TERSITE (Θερσίτης)
Nell'antico mondo epico T. è quello che i moderni chiamano l'antieroe, il personaggio brutto, vile, offensivo che deve dare lo stacco necessario alla programmatica, uniforme bellezza e nobiltà degli eroi. Omero insiste nell'aspetto contorto e degradato del personaggio: e tali caratteristiche ritornano chiaramente indicate in Lykophron che lo definisce πιϑεκόμορϕος e sino in un famoso Dialogo di Luciano in cui Menippo è chiamato a giudicare in un concorso di bellezza tra T. e Nireo, il più splendido degli Achei dopo Achille, ridotti entrambi a scheletri. Non ignobili sono invece le immagini di T. che possiamo riferire alla tradizione epica più tarda, come l'Etiopide, o ad opere teatrali quali l'Achilleus Thersitoktonos di Chairemon.
Nella Nèkyia di Polignoto T. figurava accanto a Palamede e ad Aiace, vale a dire a quegli eroi che erano tradizionalmente ostili ad Odisseo, il nemico principale di T. dopo Achille (Paus., x, 31, i).
Non poche delle figurazioni tradizionalmente riferite a T. sono state in seguito riconosciute non giuste: così la piccola testa di eroe barbato afferrata da una grande mano nel Museo Chiaramonti, che è evidentemente parte di un gruppo di Scilla.
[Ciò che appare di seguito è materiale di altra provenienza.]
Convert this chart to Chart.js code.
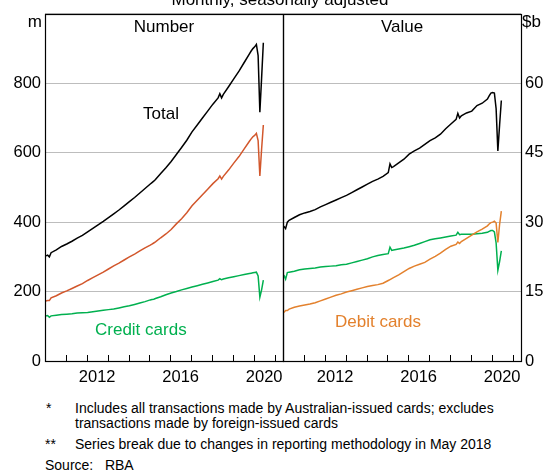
<!DOCTYPE html>
<html><head><meta charset="utf-8">
<script src="https://cdn.jsdelivr.net/npm/chart.js@4"></script>
<style>
body{margin:0;width:554px;height:472px;background:#fff;position:relative;overflow:hidden;font-family:"Liberation Sans",Arial,sans-serif;}
.c{position:absolute;top:0;}
.t{position:absolute;white-space:nowrap;line-height:1;color:#000;}
</style></head><body>
<div class="c" style="left:0;width:300px;height:395px"><canvas id="cL"></canvas></div>
<div class="c" style="left:270px;width:284px;height:395px"><canvas id="cR"></canvas></div>

<div class="t" style="font-size:17px;left:0;width:560px;text-align:center;top:-9.5px">Monthly, seasonally adjusted</div>
<div class="t" style="font-size:17px;left:45px;width:238px;text-align:center;top:17.5px">Number</div>
<div class="t" style="font-size:17px;left:283px;width:238px;text-align:center;top:17.5px">Value</div>
<div class="t" style="font-size:17px;right:512px;top:12.5px">m</div>
<div class="t" style="font-size:17px;left:522px;top:12.5px">$b</div>
<div class="t" style="font-size:17px;left:143px;top:105px">Total</div>
<div class="t" style="font-size:17px;left:95px;top:320.5px;color:#00b04f">Credit cards</div>
<div class="t" style="font-size:17px;left:335px;top:312.5px;color:#e3812d">Debit cards</div>

<div class="t" style="font-size:14px;left:46px;top:401px">*</div>
<div class="t" style="font-size:14px;left:75px;top:401px">Includes all transactions made by Australian-issued cards; excludes</div>
<div class="t" style="font-size:14px;left:75px;top:416px">transactions made by foreign-issued cards</div>
<div class="t" style="font-size:14px;left:45px;top:437px">**</div>
<div class="t" style="font-size:14px;left:75px;top:437px">Series break due to changes in reporting methodology in May 2018</div>
<div class="t" style="font-size:14px;left:45px;top:458px">Source:&nbsp;&nbsp;&nbsp;RBA</div>

<script>
const months = ["2010-01","2010-02","2010-03","2010-04","2010-07","2010-10",
"2011-01","2011-04","2011-07","2011-10","2012-01","2012-04","2012-07","2012-10",
"2013-01","2013-04","2013-07","2013-10","2014-01","2014-04","2014-07","2014-10",
"2015-01","2015-02","2015-03","2015-04","2015-07","2015-10",
"2016-01","2016-04","2016-07","2016-10","2017-01","2017-04","2017-07","2017-10",
"2018-01","2018-04","2018-05","2018-06","2018-07","2018-10",
"2019-01","2019-04","2019-07","2019-10","2019-11","2019-12",
"2020-01","2020-02","2020-03","2020-04","2020-05","2020-06"];

// Number of transactions, millions
const numberTotal = [303,305,300,312,320,330, 337,345,354,362, 372,382,392,402,
  413,424,435,447, 459,471,484,497, 510,514,518,523,540,557,
  575,595,615,636, 660,680,700,720, 740,758,770,758,768,790,
  813,835,860,885,893,900, 905,912,880,717,815,917];
const numberDebit = [173,174,174,182,188,196, 202,209,216,223, 232,240,248,256,
  265,274,282,291, 300,308,317,326, 334,337,340,343,355,366,
  379,395,410,427, 447,463,479,495, 511,525,533,524,532,550,
  570,589,611,633,640,646, 650,656,635,533,610,680];
const numberCredit = [130,131,126,130,132,134, 135,136,138,139, 140,142,144,146,
  148,150,153,156, 159,163,167,171, 176,177,178,180,185,191,
  196,200,205,209, 213,217,221,225, 229,233,237,234,236,240,
  243,246,249,252,253,254, 255,256,245,184,205,233];

// Value of transactions, $ billion
const valueTotal = [29.1,28.6,30.0,30.4,31.0,31.6, 32.0,32.3,32.7,33.3, 33.8,34.3,34.8,35.3,
  35.8,36.4,37.0,37.6, 38.2,38.8,39.3,39.9, 40.7,42.6,41.8,42.0,42.8,43.6,
  44.7,45.4,46.0,46.8, 47.6,48.2,49.0,50.2, 51.2,52.2,53.5,52.5,53.0,53.6,
  54.0,55.2,55.7,56.6,57.3,57.9, 58.0,57.9,54.5,45.4,51.0,56.3];
const valueCredit = [18.6,17.7,19.1,19.2,19.4,19.7, 19.9,20.0,20.1,20.3, 20.4,20.5,20.6,20.8,
  20.9,21.2,21.5,21.8, 22.1,22.5,22.8,23.0, 23.2,24.6,23.9,24.0,24.2,24.4,
  24.7,25.0,25.4,25.8, 26.2,26.4,26.6,26.8, 27.0,27.2,27.8,27.3,27.4,27.4,
  27.4,27.5,27.6,27.8,28.0,28.2, 28.2,27.9,25.5,19.6,21.5,23.8];
const valueDebit = [10.5,10.9,10.9,11.2,11.6,11.9, 12.1,12.3,12.6,13.0, 13.4,13.8,14.2,14.5,
  14.9,15.2,15.5,15.8, 16.1,16.3,16.5,16.8, 17.4,17.6,17.8,18.0,18.6,19.3,
  20.0,20.5,20.9,21.3, 22.0,22.6,23.3,24.1, 24.8,25.2,25.7,25.4,25.8,26.5,
  27.2,27.9,28.5,29.2,29.6,29.9, 30.0,30.2,29.8,25.6,29.5,32.4];

const yearTicks = [2010,2011,2012,2013,2014,2015,2016,2017,2018,2019,2020,2021];
const labelYears = [2012,2016,2020];

const FONT = '"Liberation Sans", Arial, sans-serif';
const xs = months.map(s => { const [y, m] = s.split('-').map(Number); return y + (m - 0.5) / 12; });
const pts = arr => arr.map((v, i) => ({x: xs[i], y: v}));

// plot frame + inward year tick marks, positioned through the x scale
const frame = {
  id: 'frame',
  afterDraw(c) {
    const a = c.chartArea, ctx = c.ctx, sx = c.scales.x;
    const b = Math.round(a.bottom);
    ctx.save();
    ctx.strokeStyle = '#000';
    ctx.lineWidth = 1.2;
    ctx.strokeRect(Math.round(a.left) + 0.5, Math.round(a.top) + 0.5,
      Math.round(a.right - a.left), Math.round(a.bottom - a.top));
    ctx.fillStyle = '#000';
    yearTicks.forEach(v => {
      const px = Math.round(sx.getPixelForValue(v));
      ctx.fillRect(px, b - 6, 1, 7);
    });
    ctx.restore();
  }
};

function ds(arr, color) {
  return {data: pts(arr), borderColor: color, backgroundColor: color, borderWidth: 1.5,
    pointRadius: 0, tension: 0, fill: false};
}

function makeChart(id, datasets, yMax, yStep, yPos, padding, yWidth) {
  return new Chart(document.getElementById(id), {
    type: 'line',
    data: {datasets},
    options: {
      responsive: true, maintainAspectRatio: false, animation: false,
      layout: {padding},
      plugins: {legend: {display: false}, tooltip: {enabled: false}, title: {display: false}},
      scales: {
        x: {
          type: 'linear', min: 2010, max: 2021.4,
          afterBuildTicks: s => { s.ticks = yearTicks.map(v => ({value: v})); },
          afterFit: s => { s.height = 34; },
          grid: {display: true, drawOnChartArea: false, drawTicks: false, color: '#000', lineWidth: 1},
          border: {display: true, color: '#000', width: 1},
          ticks: {autoSkip: false, maxRotation: 0, minRotation: 0, labelOffset: 10.4, padding: 7,
            font: {family: FONT, size: 16.5}, color: '#000',
            callback: v => labelYears.includes(v) ? String(v) : ''}
        },
        y: {
          position: yPos, min: 0, max: yMax,
          afterBuildTicks: s => { const t = []; for (let v = 0; v <= yMax; v += yStep) t.push({value: v}); s.ticks = t; },
          afterFit: s => { s.width = yWidth; },
          grid: {color: '#bdbdbd', lineWidth: 1, drawTicks: false},
          border: {display: false},
          ticks: {padding: 4, font: {family: FONT, size: 16.5}, color: '#000',
            callback: v => v === yMax ? '' : String(v)}
        }
      }
    },
    plugins: [frame]
  });
}

makeChart('cL', [
  ds(numberTotal, '#000000'),
  ds(numberDebit, '#d2572c'),
  ds(numberCredit, '#00b04f')
], 1000, 200, 'left', {top: 8.7, right: 17, left: 0, bottom: 0}, 45);

makeChart('cR', [
  ds(valueTotal, '#000000'),
  ds(valueDebit, '#e3812d'),
  ds(valueCredit, '#00b04f')
], 75, 15, 'right', {top: 8.7, right: 0, left: 13, bottom: 0}, 33);
</script>
</body></html>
Così non assolutamente sicure sono le identificazioni di T. tra gli "Argonauti" del famoso cratere di Orvieto (Louvre G 341) o in una kàlpis del British Museum (E 196) dove la difformità del personaggio calvo e ammantato, in una scena di partenza di eroi, può indicare soltanto la degradazione dovuta all'età di un vecchio parente. Né per quanto sia noto che T., etolo per nascita, e apparentato con Meleagro e Diomede fosse presente alla caccia del cinghiale di Kalydon, sapremmo vederlo in una piccola scimmia (il πιϑεκόμοϕρος) che figura in una scena di caccia su una hydrìa ceretana del Louvre E 696.
Le immagini più sicure rimangono quindi quelle con iscrizioni come nella Tabula Iliaca Capitolina, in cui Achille uccide T. inginocchiato presso un altare in uno schema non diverso da quello usato per i prigionieri troiani nei funerali di Patroclo. In un momento posteriore il dramma è evocato con ben diversa tensione in un grande cratere tarantino del museo di Boston. In questa grande figurazione l'urto viene a scaturire dall'opposizione tra l'altera melanconia di Achille isolato al centro nel tabernacolo come sotto la tenda, la furia compressa di Diomede e il corpo insepolto di T. giacente in primo piano, il capo separato dal busto. In questo caso assenti sono i caratteri di peculiare deformità del personaggio che si distingue dagli altri unicamente per un aspetto non eroico; egli è infatti ammantato come un pedagogo e il volto grave e barbato lo differenzia dall'eterna giovinezza degli eroi. Si ha quindi l'impressione che a giustificare lo spirito di vendetta di Diomede per il parente ucciso, il poeta tragico abbia tentato di presentare anche T. sotto una luce meno ignobile. Nello stesso ambiente artistico, in un grande cratere tarantino per disgrazia giunto incompleto nel museo di Taranto, T. è rappresentato imberbe ed eroico in nulla diverso dagli altri personaggi che le iscrizioni indicano come Diomede e Menelao. La parte centrale della figurazione manca e di conseguenza l'atto di T. che legge o incide dei grammata in una tavoletta promette sorprendenti rivelazioni che per ora non sapremmo anticipare.
Bibl.: J. Schmidt, in Roscher, V, 1916-24, c. 665 ss., s. v. Thersites; J. M. Paton, in Amer. Journ. Arch., XII, 1908, p. 406 ss.; Gebhard, in Pauly-Wissowa, V A, 1934, c. 2455 ss., s. v. Thersites; N. Plaoutine, in Rev. Et. Grecques, LV, 1942, p. 161 ss.; Y. Becquignon, L'Iliade illustrée, Parigi 1945, p. 100; Jahrbuch (Arch. Anz.), LXXI, 1956, c. 225; Arch. Ephemeris, 1957, p. 174; Jahrbuch, (Arch. Anz.), LXXVII, 1962, c. 83.